EXERCISE TASK:
Count how many lines of the material hold "matplotlib". Respond with that number alone.

⁂

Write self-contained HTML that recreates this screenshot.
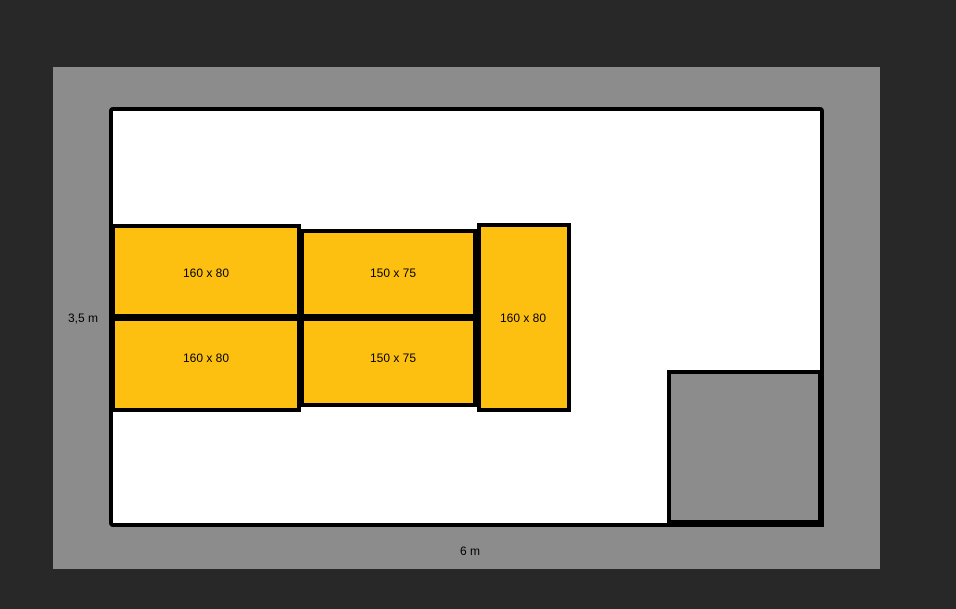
<!DOCTYPE html>
<html><head><meta charset="utf-8"><style>
html,body{margin:0;padding:0;background:#282828;}
svg{display:block}
text{font-family:"Liberation Sans",sans-serif;font-size:12px;fill:#000;text-anchor:middle}
</style></head><body>
<svg width="956" height="609" viewBox="0 0 956 609" xmlns="http://www.w3.org/2000/svg">
<rect x="0" y="0" width="956" height="609" fill="#282828"/>
<rect x="53" y="67" width="827" height="502" fill="#8c8c8c"/>
<rect x="111" y="109" width="711" height="416" rx="2" fill="#fff" stroke="#000" stroke-width="4"/>
<rect x="669" y="372" width="151" height="152" fill="#8c8c8c" stroke="#000" stroke-width="4"/>
<rect x="818" y="372" width="6" height="155" fill="#000"/>
<rect x="669" y="520" width="155" height="7" fill="#000"/>
<g fill="#fdc010" stroke="#000" stroke-width="4">
<rect x="113" y="226" width="186" height="91"/>
<rect x="113" y="319" width="186" height="91"/>
<rect x="302" y="231" width="173" height="86"/>
<rect x="302" y="319" width="173" height="86"/>
<rect x="479" y="225" width="90" height="185"/>
</g>
<rect x="113" y="314" width="362" height="6" fill="#000"/>
<text x="206" y="277">160 x 80</text>
<text x="206" y="362">160 x 80</text>
<text x="393" y="277">150 x 75</text>
<text x="393" y="362">150 x 75</text>
<text x="523" y="322">160 x 80</text>
<text x="83" y="322">3,5 m</text>
<text x="470" y="555">6 m</text>
</svg>
</body></html>
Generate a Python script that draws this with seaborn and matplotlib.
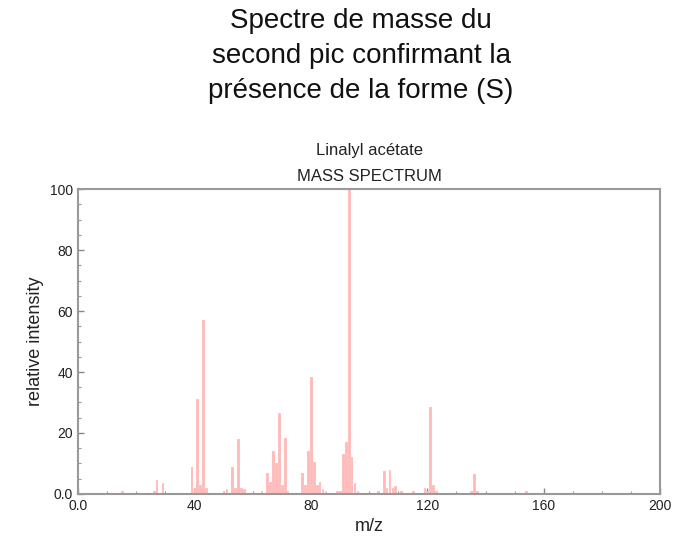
import numpy as np
import pandas as pd
import matplotlib.pyplot as plt
import seaborn as sns
from matplotlib.ticker import MultipleLocator

#### Mass spectrum of linalyl acetate

mz = [15, 26, 27, 29, 39, 40, 41, 42, 43, 44, 50, 51, 53, 54, 55, 56, 57,
      63, 65, 66, 67, 68, 69, 70, 71, 72, 77, 78, 79, 80, 81, 82, 83, 84, 85,
      89, 90, 91, 92, 93, 94, 95, 96, 103, 105, 106, 107, 108, 109, 111,
      115, 119, 120, 121, 122, 123, 135, 136, 137, 154]
intensity = [1, 1, 4.5, 3.5, 9, 2, 31, 3, 57, 2, 1, 1.5, 9, 2, 18, 2, 1.5,
             1, 7, 4, 14, 10, 26.5, 3, 18.5, 1, 7, 3, 14, 38.5, 10.5, 3, 4, 1.5, 1,
             1, 1, 13, 17, 100, 12, 3.5, 1, 1, 7.5, 2, 8, 2, 2.5, 1,
             1, 2, 1, 28.5, 3, 1, 1, 6.5, 1, 1]

x_ticks = [0, 40, 80, 120, 160, 200]
x_ticklabels = ['0.0', '40', '80', '120', '160', '200']
y_ticks = [0, 20, 40, 60, 80, 100]
y_ticklabels = ['0.0', '20', '40', '60', '80', '100']

spec = pd.DataFrame({'m/z': mz, 'relative intensity': intensity})

sns.set_theme(style='white')
plt.rcParams['font.family'] = ['Liberation Sans', 'DejaVu Sans']

fig = plt.figure(figsize=(6.75, 5.49), dpi=100)
ax = fig.add_axes([0.1156, 0.1002, 0.978 - 0.1156, 0.6557 - 0.1002])

sns.barplot(data=spec, x='m/z', y='relative intensity', native_scale=True,
            width=0.6, color='#ffbaba', saturation=1, ax=ax,
            edgecolor='#ffbaba', linewidth=0.6)

ax.set_xlim(0, 200)
ax.set_ylim(0, 100)
ax.set_xticks(x_ticks)
ax.set_xticklabels(x_ticklabels, fontsize=10)
ax.set_yticks(y_ticks)
ax.set_yticklabels(y_ticklabels, fontsize=10)
ax.xaxis.set_minor_locator(MultipleLocator(10))
ax.yaxis.set_minor_locator(MultipleLocator(5))
ax.tick_params(which='major', direction='in', length=4, width=1, color='#888888',
               bottom=True, left=True, labelcolor='#222222')
ax.tick_params(which='minor', direction='in', length=2, width=0.8, color='#999999',
               bottom=True, left=True)
for s in ax.spines.values():
    s.set_color('#999999')
    s.set_linewidth(1.5)

ax.set_xlabel('m/z', fontsize=13, color='#222222')
ax.set_ylabel('relative intensity', fontsize=13, color='#222222')
ax.set_title('Linalyl acétate\nMASS SPECTRUM', fontsize=12, color='#222222', pad=6,
             linespacing=1.9)

fig.text(0.535, 0.985, 'Spectre de masse du\nsecond pic confirmant la\nprésence de la forme (S)',
         ha='center', va='top', fontsize=20, linespacing=1.45, color='#111111')

plt.savefig('out.png', dpi=100)
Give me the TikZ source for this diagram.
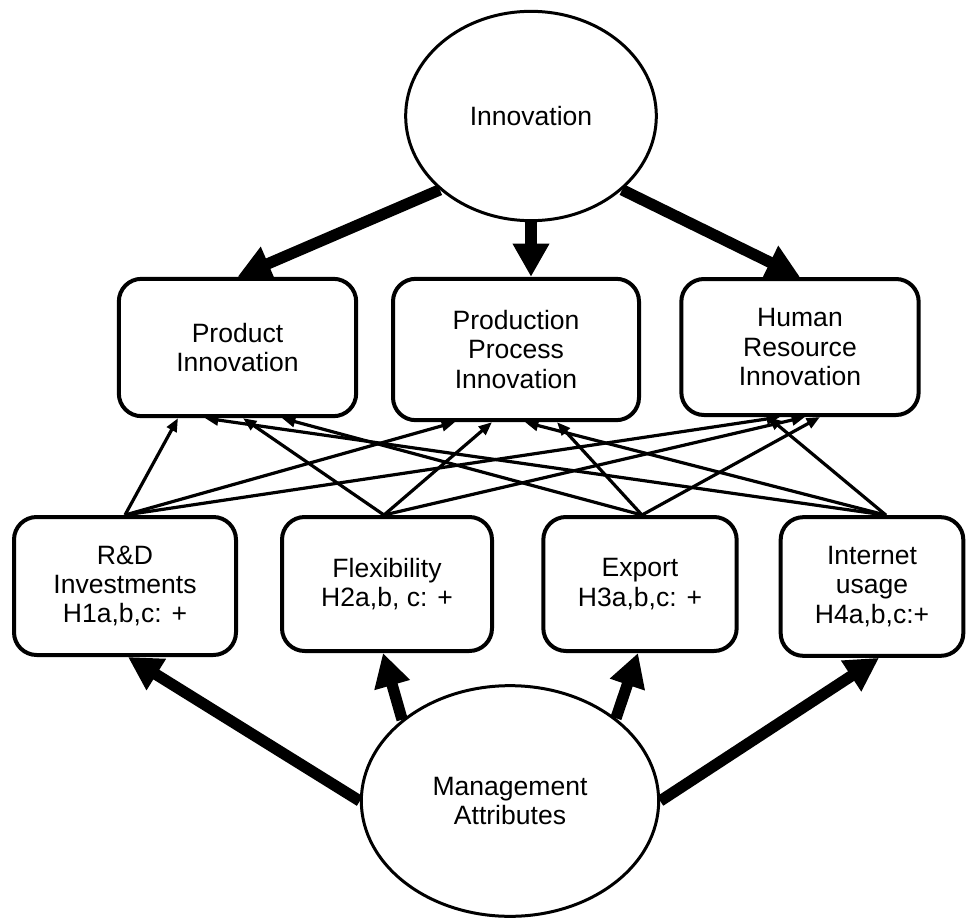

⁂

FINAL ANSWER:
3